– В том, свидетелем чего вы сейчас стали. Теперь вы знаете без каких-либо оговорок, что меня нельзя недооценивать. Что я не позволю себя дурачить. Теперь вы знаете, что мы оба должны постоянно находиться настороже. Если вкратце, теперь вы способны по-настоящему оценить противника. Может, мне стоило изобразить какую-нибудь дикую теорию и позволить вам считать мои выдающиеся способности результатом работы воображения доктора Уотсона, представленной в его рассказах. Пусть бы вы воспринимали меня картонным героем на потребу толпы, обладающим не большей проницательностью, чем средней руки клерк из Скотленд-Ярда. Но у меня больше нет времени на подобные развлечения, потому что у нас на самом деле его мало, а дело, ради которого мы сюда приехали, вот-вот начнется. У меня к вам только один вопрос, товарищ: зачем мы с Уотсоном находимся здесь?
Когда вопрос прозвучал, улыбка мигом сошла с лица Рейли. Он встал и посмотрел Холмсу прямо в глаза. Стравицкий и Оболов были застигнуты врасплох и уставились на меня, словно спрашивая, что происходит.
Какое-то время Рейли и Холмс разглядывали друг друга в упор, и казалось, что их глаза проникают в самую глубину мозга. Наконец Рейли заговорил:
– Значит, мистер Холмс, вы догадались об истинной игре.
И с этими словами он повернулся и вышел.
Наш поезд прибыл в Пермь, ближайший крупный город к Уральским горам, стоящий на реке Каме. Это был анклав красных, который вскоре должны были начать осаждать белые. Рейли и Стравицкий провели какое-то время в штабе ЧК на Петропавловской улице.

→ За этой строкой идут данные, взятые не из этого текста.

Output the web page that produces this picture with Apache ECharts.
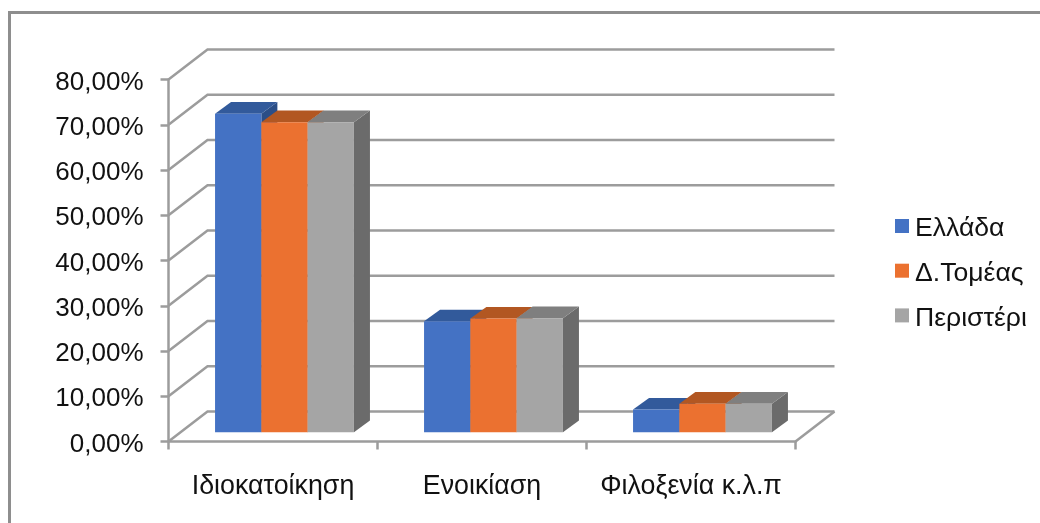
<!DOCTYPE html>
<html>
<head>
<meta charset="utf-8">
<script src="https://cdn.jsdelivr.net/npm/echarts@6/dist/echarts.min.js"></script>
<style>html,body{margin:0;padding:0;background:#fff}#c{width:1040px;height:523px}</style>
</head>
<body>
<div id="c"></div>
<script>
const categories = ['Ιδιοκατοίκηση', 'Ενοικίαση', 'Φιλοξενία κ.λ.π'];
const seriesNames = ['Ελλάδα', 'Δ.Τομέας', 'Περιστέρι'];
const ellada = [70.4, 24.5, 5.0];
const dTomeas = [68.5, 25.1, 6.3];
const peristeri = [68.5, 25.2, 6.3];
const yTicks = [0, 10, 20, 30, 40, 50, 60, 70, 80];

const front = ['#4472C4', '#EB7130', '#A5A5A5'];
const top3d = ['#325A9B', '#B25722', '#7F7F7F'];
const side3d = ['#2B4E87', '#9A4B1E', '#6B6B6B'];
const lineColor = '#9C9C9C';
const WALL_DX = 39, WALL_DY = -30;
const BAR_DX = 16, BAR_DY = -11.7, BAR_OFF_X = 11.5, BAR_OFF_Y = -9.3;
const BAR_FRAC = 46.3 / 209;

function barSeries(name, values, idx) {
  return {
    type: 'custom', name, z: 3 + idx,
    itemStyle: { color: front[idx] },
    data: values.map((v, i) => [i, v]),
    encode: { x: 0, y: 1 },
    renderItem(params, api) {
      const c = api.coord([api.value(0), api.value(1)]);
      const base = api.coord([api.value(0), 0]);
      const w = api.size([1, 0])[0] * BAR_FRAC;
      const l = c[0] + BAR_OFF_X + (idx - 1.5) * w;
      const r = l + w;
      const t = c[1] + BAR_OFF_Y;
      const b = base[1] + BAR_OFF_Y;
      return {
        type: 'group',
        children: [
          { type: 'polygon', shape: { points: [[r, t], [r + BAR_DX, t + BAR_DY], [r + BAR_DX, b + BAR_DY], [r, b]] }, style: { fill: side3d[idx] } },
          { type: 'polygon', shape: { points: [[l, t], [l + BAR_DX, t + BAR_DY], [r + BAR_DX, t + BAR_DY], [r, t]] }, style: { fill: top3d[idx] } },
          { type: 'rect', shape: { x: l, y: t, width: w, height: b - t }, style: { fill: front[idx] } }
        ]
      };
    }
  };
}

const chart = echarts.init(document.getElementById('c'), null, { renderer: 'canvas' });
const font = '"Liberation Sans", Arial, sans-serif';
chart.setOption({
  animation: false,
  backgroundColor: '#fff',
  grid: { left: 168.5, top: 79.5, width: 627, height: 362, containLabel: false },
  graphic: [
    { type: 'polyline', z: 0, shape: { points: [[9.5, 523], [9.5, 12.5], [1040, 12.5]] }, style: { stroke: '#8E8E8E', lineWidth: 3, fill: null } }
  ],
  legend: {
    orient: 'vertical', left: 890, top: 210.5, itemWidth: 14, itemHeight: 14, itemGap: 17.7, icon: 'rect',
    selectedMode: false,
    formatter: name => '{a|' + name + '}',
    textStyle: { rich: { a: { fontFamily: font, fontSize: 26.6, color: '#111', padding: [6, 0, 0, 1] } } },
    data: seriesNames.map(n => ({ name: n, icon: 'rect' }))
  },
  xAxis: {
    type: 'category', data: categories,
    axisLine: { show: true, lineStyle: { color: lineColor, width: 2.5 } },
    axisTick: { show: true, length: 8, interval: 0, alignWithLabel: false, lineStyle: { color: lineColor, width: 2.5 } },
    axisLabel: { fontFamily: font, fontSize: 26.8, color: '#111', margin: 32, interval: 0, hideOverlap: false },
    splitLine: { show: false }
  },
  yAxis: {
    type: 'value', min: 0, max: 80, interval: 10,
    axisLine: { show: true, lineStyle: { color: lineColor, width: 2.5 } },
    axisTick: { show: true, length: 8, lineStyle: { color: lineColor, width: 2.5 } },
    axisLabel: {
      margin: 25,
      formatter: v => '{a|' + v.toFixed(2).replace('.', ',') + '%}',
      rich: { a: { fontFamily: font, fontSize: 26, color: '#111', padding: [6, 0, 0, 0] } }
    },
    splitLine: { show: false }
  },
  series: [
    {
      type: 'custom', name: 'wall', silent: true, z: 1,
      data: yTicks.map(v => [0, v]),
      encode: { x: 0, y: 1 },
      renderItem(params, api) {
        const v = api.value(1);
        const y = api.coord([0, v])[1];
        const cs = params.coordSys;
        const x0 = cs.x, x1 = cs.x + cs.width;
        const style = { stroke: lineColor, lineWidth: 2.5, fill: null };
        const children = [{ type: 'polyline', shape: { points: [[x0, y], [x0 + WALL_DX, y + WALL_DY], [x1 + WALL_DX, y + WALL_DY]] }, style }];
        if (v === 0) children.push({ type: 'line', shape: { x1: x1, y1: y, x2: x1 + WALL_DX, y2: y + WALL_DY }, style });
        return { type: 'group', children };
      }
    },
    barSeries(seriesNames[0], ellada, 0),
    barSeries(seriesNames[1], dTomeas, 1),
    barSeries(seriesNames[2], peristeri, 2)
  ]
});
</script>
</body>
</html>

После их возвращения, примерно час спустя, Рейли попросил меня и Холмса следовать за ним, потому что нас снова кто-то ждал. Поскольку выбора у нас не было, мы приняли приглашение.
Мы вышли из здания вокзала и увидели два поджидавших нас автомобиля. В первом сидели сотрудники Рейли, которых мы не знали по именам, а ближайшие к нам люди, так сказать «наша семья», включая Стравицкого и Оболова, разместились во втором.
Мы мало что успели увидеть в Перми, а из того, что увидели, сделали вывод, что город состоит из двухэтажных, приземистых, ничем не примечательных каменных зданий, размещенных на берегу реки без какого-либо логического плана. На востоке едва различимо стояли Уральские горы.
После непродолжительной поездки мы остановились перед зданием, которое по виду предназначалось для чиновников. Вошли только пятеро из нас, и я сразу же понял, что дом пустует, – настолько громко звучало эхо наших шагов.
Рейли повел нас в кабинет где-то в центре здания, открыл дверь и зашел; мы последовали за ним. Внутри обнаружились ряды стеллажей с папками, уходящие в бесконечность. В центре бросался в глаза старый небольшой письменный стол. Единственными предметами на нем оказались почти пустая пачка сигарет и почти полная пепельница.
За столом сидел мужчина лет сорока пяти, с длинным, острым, прямым носом и очень коротко стриженными темными волосами. Он был одет в скучную крестьянскую одежду – короткую оливково-зеленую рубаху и свободные черные штаны. Только по его сосредоточенному лицу я понял, что этот человек – не простой батрак. Увидев, что мы направляемся к нему, он встал, но не сделал ни шагу к нам. Я заметил, что Холмс смотрит куда-то под стол.
Именно в тот момент Рейли представил нам этого человека – еще одного их тех, встреча с которыми поразила нас.
– Мистер Холмс, доктор Уотсон… – начал Рейли, но не успел произнести больше ни слова, поскольку предложение за него закончил Холмс:
– Адмирал Александр Васильевич Колчак, главнокомандующий всеми белыми армиями в России.
Рейли почти незаметно дернулся, и я уверен, что это видел только я один.
Адмирал разозлился и тут же сорвался на Рейли – удивительно, но сделал он это на английском:
– Если не ошибаюсь, вы говорили, что этим людям не сообщали, кто я.
Рейли, похоже, не знал, плакать ему или смеяться:
– Адмирал, им и не сообщали.
– Тогда откуда этот человек знает, кто я?
– Все просто, адмирал, – ответил Холмс. – Во-первых, когда мы вошли, вы сидели так прямо, что я сразу же понял: вы привыкли командовать, причем командовать на войне. Вроде бы вы одеты как крестьянин, но сапоги у вас начищены так, как бывает только у очень важных офицеров.
Колчак с Рейли одновременно опустили взгляд на обувь адмирала.